## DATASET CONTENT
▬▬▬▬▬▬▬▬▬▬

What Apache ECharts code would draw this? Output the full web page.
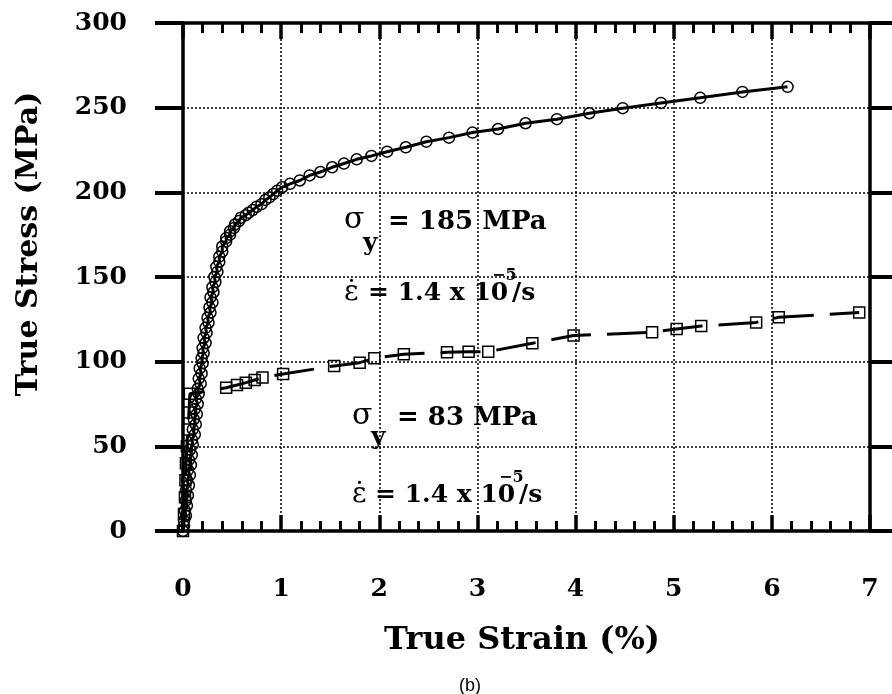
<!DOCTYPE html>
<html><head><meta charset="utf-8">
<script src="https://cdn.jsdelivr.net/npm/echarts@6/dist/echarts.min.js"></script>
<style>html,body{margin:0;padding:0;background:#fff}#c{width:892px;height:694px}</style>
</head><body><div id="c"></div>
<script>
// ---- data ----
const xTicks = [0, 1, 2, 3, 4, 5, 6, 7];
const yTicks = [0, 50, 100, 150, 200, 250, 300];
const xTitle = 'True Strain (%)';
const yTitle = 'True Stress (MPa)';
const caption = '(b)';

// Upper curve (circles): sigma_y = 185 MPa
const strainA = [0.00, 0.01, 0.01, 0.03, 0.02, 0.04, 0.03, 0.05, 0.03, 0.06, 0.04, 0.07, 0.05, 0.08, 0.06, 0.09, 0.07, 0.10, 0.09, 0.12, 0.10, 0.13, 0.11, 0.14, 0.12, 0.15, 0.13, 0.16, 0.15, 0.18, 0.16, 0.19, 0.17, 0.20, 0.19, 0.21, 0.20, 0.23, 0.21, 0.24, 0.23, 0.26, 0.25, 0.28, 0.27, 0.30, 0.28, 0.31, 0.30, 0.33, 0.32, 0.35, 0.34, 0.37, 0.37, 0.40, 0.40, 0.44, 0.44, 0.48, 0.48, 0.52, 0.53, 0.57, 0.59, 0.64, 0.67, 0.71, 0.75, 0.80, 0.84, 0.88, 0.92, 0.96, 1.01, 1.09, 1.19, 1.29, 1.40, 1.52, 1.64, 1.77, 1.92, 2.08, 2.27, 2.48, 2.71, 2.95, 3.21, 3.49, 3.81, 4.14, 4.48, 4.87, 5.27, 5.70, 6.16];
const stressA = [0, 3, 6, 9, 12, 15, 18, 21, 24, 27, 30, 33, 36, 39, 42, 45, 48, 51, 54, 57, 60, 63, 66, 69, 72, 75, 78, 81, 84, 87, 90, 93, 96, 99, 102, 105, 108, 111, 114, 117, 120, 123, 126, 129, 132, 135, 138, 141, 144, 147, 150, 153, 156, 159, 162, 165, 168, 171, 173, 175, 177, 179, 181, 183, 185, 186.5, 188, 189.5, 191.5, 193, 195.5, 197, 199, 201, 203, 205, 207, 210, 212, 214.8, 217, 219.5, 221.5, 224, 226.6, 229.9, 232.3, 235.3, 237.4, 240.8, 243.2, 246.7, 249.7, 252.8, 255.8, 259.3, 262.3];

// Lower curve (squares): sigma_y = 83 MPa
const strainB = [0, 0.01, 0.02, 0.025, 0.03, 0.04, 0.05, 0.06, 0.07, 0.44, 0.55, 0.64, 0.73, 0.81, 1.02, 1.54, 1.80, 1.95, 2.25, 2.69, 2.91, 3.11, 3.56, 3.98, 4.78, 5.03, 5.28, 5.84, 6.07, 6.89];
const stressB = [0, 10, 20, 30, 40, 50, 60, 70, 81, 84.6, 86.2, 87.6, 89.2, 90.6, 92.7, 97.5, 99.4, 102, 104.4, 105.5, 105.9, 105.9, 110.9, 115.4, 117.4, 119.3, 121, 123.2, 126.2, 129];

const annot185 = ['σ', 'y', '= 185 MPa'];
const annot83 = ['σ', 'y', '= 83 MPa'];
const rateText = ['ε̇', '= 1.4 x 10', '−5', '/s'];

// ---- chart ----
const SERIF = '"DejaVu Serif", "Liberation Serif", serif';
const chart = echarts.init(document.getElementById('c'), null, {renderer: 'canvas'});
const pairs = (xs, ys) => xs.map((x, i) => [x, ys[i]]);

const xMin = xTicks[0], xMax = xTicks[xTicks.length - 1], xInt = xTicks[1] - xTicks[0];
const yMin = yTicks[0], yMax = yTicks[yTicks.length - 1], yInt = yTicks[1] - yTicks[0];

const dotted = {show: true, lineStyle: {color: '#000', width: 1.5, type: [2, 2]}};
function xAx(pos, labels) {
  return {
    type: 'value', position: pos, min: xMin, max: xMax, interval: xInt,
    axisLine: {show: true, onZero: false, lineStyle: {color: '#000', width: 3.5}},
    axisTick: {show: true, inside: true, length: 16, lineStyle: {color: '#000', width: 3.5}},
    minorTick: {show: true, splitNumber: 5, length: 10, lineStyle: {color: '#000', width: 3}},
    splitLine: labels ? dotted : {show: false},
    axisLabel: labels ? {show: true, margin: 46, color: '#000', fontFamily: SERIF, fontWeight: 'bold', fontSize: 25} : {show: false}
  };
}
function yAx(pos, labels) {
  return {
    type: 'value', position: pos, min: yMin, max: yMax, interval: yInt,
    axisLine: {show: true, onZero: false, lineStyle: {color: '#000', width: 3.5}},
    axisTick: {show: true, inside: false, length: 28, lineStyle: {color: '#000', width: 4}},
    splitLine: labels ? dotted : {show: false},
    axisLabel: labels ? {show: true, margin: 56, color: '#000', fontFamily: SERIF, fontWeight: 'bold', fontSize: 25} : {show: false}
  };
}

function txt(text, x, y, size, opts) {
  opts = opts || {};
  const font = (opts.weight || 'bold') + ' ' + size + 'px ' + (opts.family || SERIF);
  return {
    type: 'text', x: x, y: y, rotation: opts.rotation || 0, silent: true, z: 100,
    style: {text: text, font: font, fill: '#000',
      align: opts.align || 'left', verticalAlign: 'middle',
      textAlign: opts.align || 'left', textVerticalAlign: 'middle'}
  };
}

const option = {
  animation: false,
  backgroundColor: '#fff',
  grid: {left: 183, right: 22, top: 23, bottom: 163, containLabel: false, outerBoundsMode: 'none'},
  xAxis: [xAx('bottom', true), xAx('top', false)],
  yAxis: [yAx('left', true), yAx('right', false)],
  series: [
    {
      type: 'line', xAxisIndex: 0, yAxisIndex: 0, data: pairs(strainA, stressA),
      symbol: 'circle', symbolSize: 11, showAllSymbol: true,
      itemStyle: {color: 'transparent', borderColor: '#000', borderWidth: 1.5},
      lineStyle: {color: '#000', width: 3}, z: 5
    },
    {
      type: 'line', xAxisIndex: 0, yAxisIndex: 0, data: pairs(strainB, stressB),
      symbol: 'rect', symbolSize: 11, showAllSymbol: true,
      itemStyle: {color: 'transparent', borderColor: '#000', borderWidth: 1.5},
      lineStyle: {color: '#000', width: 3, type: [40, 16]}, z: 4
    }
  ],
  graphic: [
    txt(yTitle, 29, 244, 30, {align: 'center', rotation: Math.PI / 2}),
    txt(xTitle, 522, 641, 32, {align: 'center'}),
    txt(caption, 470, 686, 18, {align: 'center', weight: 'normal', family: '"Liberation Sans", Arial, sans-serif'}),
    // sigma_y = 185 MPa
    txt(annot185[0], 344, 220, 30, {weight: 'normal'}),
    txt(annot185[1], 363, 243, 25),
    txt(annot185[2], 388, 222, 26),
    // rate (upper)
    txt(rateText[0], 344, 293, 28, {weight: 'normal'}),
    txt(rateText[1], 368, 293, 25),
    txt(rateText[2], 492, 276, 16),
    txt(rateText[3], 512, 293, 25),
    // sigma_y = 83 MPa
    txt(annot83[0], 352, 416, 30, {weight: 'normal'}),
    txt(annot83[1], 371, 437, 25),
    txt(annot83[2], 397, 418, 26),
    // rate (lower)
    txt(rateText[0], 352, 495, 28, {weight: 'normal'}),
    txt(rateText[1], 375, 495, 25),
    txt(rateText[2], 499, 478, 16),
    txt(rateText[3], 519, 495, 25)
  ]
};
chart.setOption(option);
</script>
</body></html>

▬▬▬▬▬▬▬▬▬▬

## EXERCISE TASK
Your copy of the data should match it exactly, except that pictures are left out.

## RESPONSE TO THIS EXERCISE
What Apache ECharts code would draw this? Output the full web page.
<!DOCTYPE html>
<html><head><meta charset="utf-8">
<script src="https://cdn.jsdelivr.net/npm/echarts@6/dist/echarts.min.js"></script>
<style>html,body{margin:0;padding:0;background:#fff}#c{width:892px;height:694px}</style>
</head><body><div id="c"></div>
<script>
// ---- data ----
const xTicks = [0, 1, 2, 3, 4, 5, 6, 7];
const yTicks = [0, 50, 100, 150, 200, 250, 300];
const xTitle = 'True Strain (%)';
const yTitle = 'True Stress (MPa)';
const caption = '(b)';

// Upper curve (circles): sigma_y = 185 MPa
const strainA = [0.00, 0.01, 0.01, 0.03, 0.02, 0.04, 0.03, 0.05, 0.03, 0.06, 0.04, 0.07, 0.05, 0.08, 0.06, 0.09, 0.07, 0.10, 0.09, 0.12, 0.10, 0.13, 0.11, 0.14, 0.12, 0.15, 0.13, 0.16, 0.15, 0.18, 0.16, 0.19, 0.17, 0.20, 0.19, 0.21, 0.20, 0.23, 0.21, 0.24, 0.23, 0.26, 0.25, 0.28, 0.27, 0.30, 0.28, 0.31, 0.30, 0.33, 0.32, 0.35, 0.34, 0.37, 0.37, 0.40, 0.40, 0.44, 0.44, 0.48, 0.48, 0.52, 0.53, 0.57, 0.59, 0.64, 0.67, 0.71, 0.75, 0.80, 0.84, 0.88, 0.92, 0.96, 1.01, 1.09, 1.19, 1.29, 1.40, 1.52, 1.64, 1.77, 1.92, 2.08, 2.27, 2.48, 2.71, 2.95, 3.21, 3.49, 3.81, 4.14, 4.48, 4.87, 5.27, 5.70, 6.16];
const stressA = [0, 3, 6, 9, 12, 15, 18, 21, 24, 27, 30, 33, 36, 39, 42, 45, 48, 51, 54, 57, 60, 63, 66, 69, 72, 75, 78, 81, 84, 87, 90, 93, 96, 99, 102, 105, 108, 111, 114, 117, 120, 123, 126, 129, 132, 135, 138, 141, 144, 147, 150, 153, 156, 159, 162, 165, 168, 171, 173, 175, 177, 179, 181, 183, 185, 186.5, 188, 189.5, 191.5, 193, 195.5, 197, 199, 201, 203, 205, 207, 210, 212, 214.8, 217, 219.5, 221.5, 224, 226.6, 229.9, 232.3, 235.3, 237.4, 240.8, 243.2, 246.7, 249.7, 252.8, 255.8, 259.3, 262.3];

// Lower curve (squares): sigma_y = 83 MPa
const strainB = [0, 0.01, 0.02, 0.025, 0.03, 0.04, 0.05, 0.06, 0.07, 0.44, 0.55, 0.64, 0.73, 0.81, 1.02, 1.54, 1.80, 1.95, 2.25, 2.69, 2.91, 3.11, 3.56, 3.98, 4.78, 5.03, 5.28, 5.84, 6.07, 6.89];
const stressB = [0, 10, 20, 30, 40, 50, 60, 70, 81, 84.6, 86.2, 87.6, 89.2, 90.6, 92.7, 97.5, 99.4, 102, 104.4, 105.5, 105.9, 105.9, 110.9, 115.4, 117.4, 119.3, 121, 123.2, 126.2, 129];

const annot185 = ['σ', 'y', '= 185 MPa'];
const annot83 = ['σ', 'y', '= 83 MPa'];
const rateText = ['ε̇', '= 1.4 x 10', '−5', '/s'];

// ---- chart ----
const SERIF = '"DejaVu Serif", "Liberation Serif", serif';
const chart = echarts.init(document.getElementById('c'), null, {renderer: 'canvas'});
const pairs = (xs, ys) => xs.map((x, i) => [x, ys[i]]);

const xMin = xTicks[0], xMax = xTicks[xTicks.length - 1], xInt = xTicks[1] - xTicks[0];
const yMin = yTicks[0], yMax = yTicks[yTicks.length - 1], yInt = yTicks[1] - yTicks[0];

const dotted = {show: true, lineStyle: {color: '#000', width: 1.5, type: [2, 2]}};
function xAx(pos, labels) {
  return {
    type: 'value', position: pos, min: xMin, max: xMax, interval: xInt,
    axisLine: {show: true, onZero: false, lineStyle: {color: '#000', width: 3.5}},
    axisTick: {show: true, inside: true, length: 16, lineStyle: {color: '#000', width: 3.5}},
    minorTick: {show: true, splitNumber: 5, length: 10, lineStyle: {color: '#000', width: 3}},
    splitLine: labels ? dotted : {show: false},
    axisLabel: labels ? {show: true, margin: 46, color: '#000', fontFamily: SERIF, fontWeight: 'bold', fontSize: 25} : {show: false}
  };
}
function yAx(pos, labels) {
  return {
    type: 'value', position: pos, min: yMin, max: yMax, interval: yInt,
    axisLine: {show: true, onZero: false, lineStyle: {color: '#000', width: 3.5}},
    axisTick: {show: true, inside: false, length: 28, lineStyle: {color: '#000', width: 4}},
    splitLine: labels ? dotted : {show: false},
    axisLabel: labels ? {show: true, margin: 56, color: '#000', fontFamily: SERIF, fontWeight: 'bold', fontSize: 25} : {show: false}
  };
}

function txt(text, x, y, size, opts) {
  opts = opts || {};
  const font = (opts.weight || 'bold') + ' ' + size + 'px ' + (opts.family || SERIF);
  return {
    type: 'text', x: x, y: y, rotation: opts.rotation || 0, silent: true, z: 100,
    style: {text: text, font: font, fill: '#000',
      align: opts.align || 'left', verticalAlign: 'middle',
      textAlign: opts.align || 'left', textVerticalAlign: 'middle'}
  };
}

const option = {
  animation: false,
  backgroundColor: '#fff',
  grid: {left: 183, right: 22, top: 23, bottom: 163, containLabel: false, outerBoundsMode: 'none'},
  xAxis: [xAx('bottom', true), xAx('top', false)],
  yAxis: [yAx('left', true), yAx('right', false)],
  series: [
    {
      type: 'line', xAxisIndex: 0, yAxisIndex: 0, data: pairs(strainA, stressA),
      symbol: 'circle', symbolSize: 11, showAllSymbol: true,
      itemStyle: {color: 'transparent', borderColor: '#000', borderWidth: 1.5},
      lineStyle: {color: '#000', width: 3}, z: 5
    },
    {
      type: 'line', xAxisIndex: 0, yAxisIndex: 0, data: pairs(strainB, stressB),
      symbol: 'rect', symbolSize: 11, showAllSymbol: true,
      itemStyle: {color: 'transparent', borderColor: '#000', borderWidth: 1.5},
      lineStyle: {color: '#000', width: 3, type: [40, 16]}, z: 4
    }
  ],
  graphic: [
    txt(yTitle, 29, 244, 30, {align: 'center', rotation: Math.PI / 2}),
    txt(xTitle, 522, 641, 32, {align: 'center'}),
    txt(caption, 470, 686, 18, {align: 'center', weight: 'normal', family: '"Liberation Sans", Arial, sans-serif'}),
    // sigma_y = 185 MPa
    txt(annot185[0], 344, 220, 30, {weight: 'normal'}),
    txt(annot185[1], 363, 243, 25),
    txt(annot185[2], 388, 222, 26),
    // rate (upper)
    txt(rateText[0], 344, 293, 28, {weight: 'normal'}),
    txt(rateText[1], 368, 293, 25),
    txt(rateText[2], 492, 276, 16),
    txt(rateText[3], 512, 293, 25),
    // sigma_y = 83 MPa
    txt(annot83[0], 352, 416, 30, {weight: 'normal'}),
    txt(annot83[1], 371, 437, 25),
    txt(annot83[2], 397, 418, 26),
    // rate (lower)
    txt(rateText[0], 352, 495, 28, {weight: 'normal'}),
    txt(rateText[1], 375, 495, 25),
    txt(rateText[2], 499, 478, 16),
    txt(rateText[3], 519, 495, 25)
  ]
};
chart.setOption(option);
</script>
</body></html>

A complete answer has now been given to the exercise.